“Wrath of the Microtransactions”, that seems to be the subtitle to this new generation of console gaming. An attempt to compensate for the “bloated budgets” of games that are continuing to expand beyond the confines of their own ROI/expense ratio.
One of the latest games to engage in the pay-to-progress paradigm is Polyphony Digital's Gran Turismo 6. The video above details some of the prices of the vehicles that can either be grinded for or purchased with real money from the cash shop.
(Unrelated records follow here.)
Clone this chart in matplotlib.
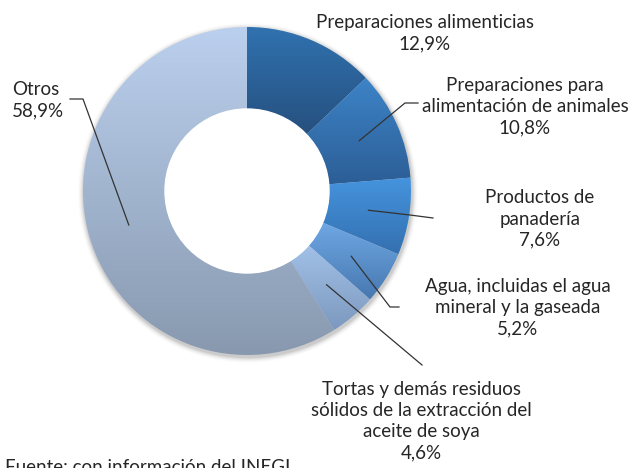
import numpy as np
import matplotlib.pyplot as plt
from matplotlib.colors import LinearSegmentedColormap

# Data
categorias = [
    'Preparaciones alimenticias',
    'Preparaciones para\nalimentación de animales',
    'Productos de\npanadería',
    'Agua, incluidas el agua\nmineral y la gaseada',
    'Tortas y demás residuos\nsólidos de la extracción del\naceite de soya',
    'Otros',
]
valores = [12.9, 10.8, 7.6, 5.2, 4.6, 58.9]
etiquetas_pct = ['12,9%', '10,8%', '7,6%', '5,2%', '4,6%', '58,9%']

# gradient colours (top, bottom) per slice
grad_colors = [
    ('#3072B0', '#26507F'),
    ('#3D84C8', '#2C5E96'),
    ('#4594DE', '#3470B0'),
    ('#6FA8E4', '#4778B0'),
    ('#A2C1E8', '#7C98BE'),
    ('#BBD0EE', '#8899AF'),
]

plt.rcParams['font.family'] = ['Lato', 'DejaVu Sans']

W, H = 639, 468
CX, CY, R = 247, 191, 164

fig = plt.figure(figsize=(W / 100, H / 100), dpi=100)
ax = fig.add_axes([0, 0, 1, 1])
ax.axis('off')


def px(x, y):
    # pixel position -> data coords (pie centre at origin, radius 1)
    return (x - CX) / R, (CY - y) / R


# soft shadow
for i, a in enumerate(np.linspace(0.06, 0.01, 6)):
    ax.add_patch(plt.Circle((0.005, -0.012), 1 + 0.006 * (i + 1), color='k', alpha=a, lw=0, zorder=0))

wedges, _ = ax.pie(valores, startangle=90, counterclock=False, radius=1,
                   wedgeprops=dict(width=0.5, edgecolor='none', facecolor='none'))

grad = np.linspace(0, 1, 256).reshape(-1, 1)
for w, (c_top, c_bot) in zip(wedges, grad_colors):
    ext = w.get_path().get_extents()
    cmap = LinearSegmentedColormap.from_list('g', [c_top, c_bot])
    im = ax.imshow(grad, cmap=cmap, extent=[ext.x0, ext.x1, ext.y0, ext.y1],
                   aspect='auto', interpolation='bilinear', zorder=2)
    im.set_clip_path(w)

ax.add_patch(plt.Circle((0, 0), 0.5, color='white', zorder=3))

# labels: (text x, text y-centre in px, elbow points in px)
txt_color = '#262626'
fs = 13.5
label_pos = [(425, 33), (525, 107), (540, 219), (518, 308), (421, 421), (12, 100)]
leaders = [
    None,
    [(405, 103), (418, 103)],
    [(410, 215), (433, 218)],
    [(390, 307), (399, 307)],
    [(422, 365)],
    [(83, 99), (70, 99)],
]

ang = 90.0
for i, (w, v) in enumerate(zip(wedges, valores)):
    mid = np.deg2rad(ang - v * 3.6 / 2)
    ang -= v * 3.6
    x, y = px(*label_pos[i])
    texto = categorias[i] + '\n' + etiquetas_pct[i]
    if i == 5:
        ax.text(x, y, texto, ha='left', va='center', fontsize=fs, color=txt_color,
                linespacing=1.3, zorder=5)
    else:
        ax.text(x, y, texto, ha='center', va='center', fontsize=fs, color=txt_color,
                linespacing=1.3, zorder=5)
    if leaders[i] is not None:
        pts = [(0.75 * np.cos(mid), 0.75 * np.sin(mid))] + [px(*p) for p in leaders[i]]
        xs, ys = zip(*pts)
        ax.plot(xs, ys, color='#333333', lw=0.9, zorder=4)

fx, fy = px(5, 459)
ax.text(fx, fy, 'Fuente: con información del INEGI', ha='left', va='top',
        fontsize=fs, color=txt_color, zorder=5)

ax.set_xlim(-CX / R, (W - CX) / R)
ax.set_ylim((CY - H) / R, CY / R)
ax.set_aspect('equal')

fig.savefig('out.png', dpi=100)
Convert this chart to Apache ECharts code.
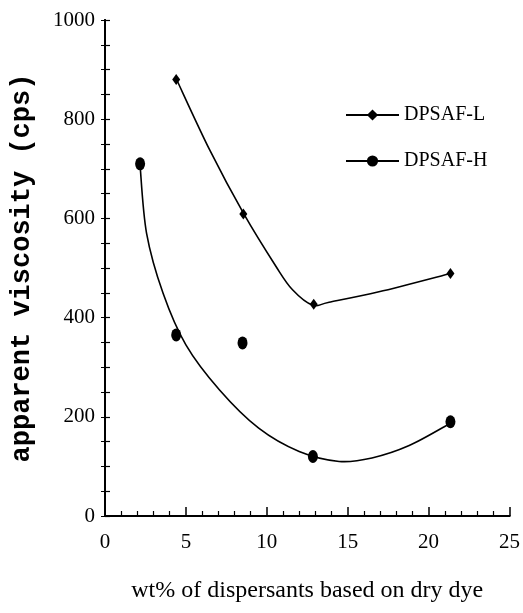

As we noted with Forza Motorspor 5, the game had been attuned to the changing climate of gaming, making the grind longer and harder while diminishing the rewards such as free cars and large payouts that helped shape the play/reward factor in previous iterations. In simple terms, Forza Motorsport 5 is built around microtransactions.
However, the top car in Forza 5 will run you a hefty $110, but in Gran Turismo 6, the most expensive vehicle is the Jaguar XJ13, which carries a 20 million credit price, or in real money, it will cost you £119.95, roughly $196.05.
Eurogamer does a breakdown of the credits to pound/euro ratio and it's an unpleasant thing once you start calculating how much it costs in real money. Check it out below.
500,000 In-Game Credits (£3.99/€4.99)
1 Million In-Game Credits (£7.99/€9.99)
2,500,000 In-Game Credits (£15.99/€19.99)
7 Million In-Game Credits (£39.99/€49.99)
Given that there is a limit of 7 million credits, it means you'll need to purchase multiple packs at various prices before you have enough to grab a high-end car from the cash shop.
Now any of those cars in the video above... measure the prices of the ones you want against the required in-game credits you'll need to purchase with real money to come up with the total price. It gets expensive, no doubt.
Eurogamer also wrote that...
“The issue is, will Gran Turismo's progression system be adversely affected by microtransactions? Eurogamer's Martin Robinson has been playing the game and tells me GT6's economy works exactly the same as GT5's, with progression, payouts and car prices very similar.
“Sony maintains that GT6's microtransactions offer players an alternative fast-track route through the series' famously grindy progression.”
Now there is a caveat to all of this: if the grind factor in Gran Turismo 6 is impacted in as negative a way as Forza Motorsport 5 or the recent NBA 2K14, you're in a for an unpleasant ride. If, however, the grind factor is as Sony says it is, and the system is identical to Gran Turismo 5, then all is well. There's just an added option to buy “cheats” to the cars you want without spending that time unlocking them.
None of this is particularly settling and it's all leading towards an unhealthy monetary relationship gamers may have to make with their favorite titles. Eurogamer promises to cover this issue in their upcoming review of Gran Turismo 6, and I'm hoping they properly clarify exactly how pervasive the grind is in Polypohny's latest racing title for the PS3.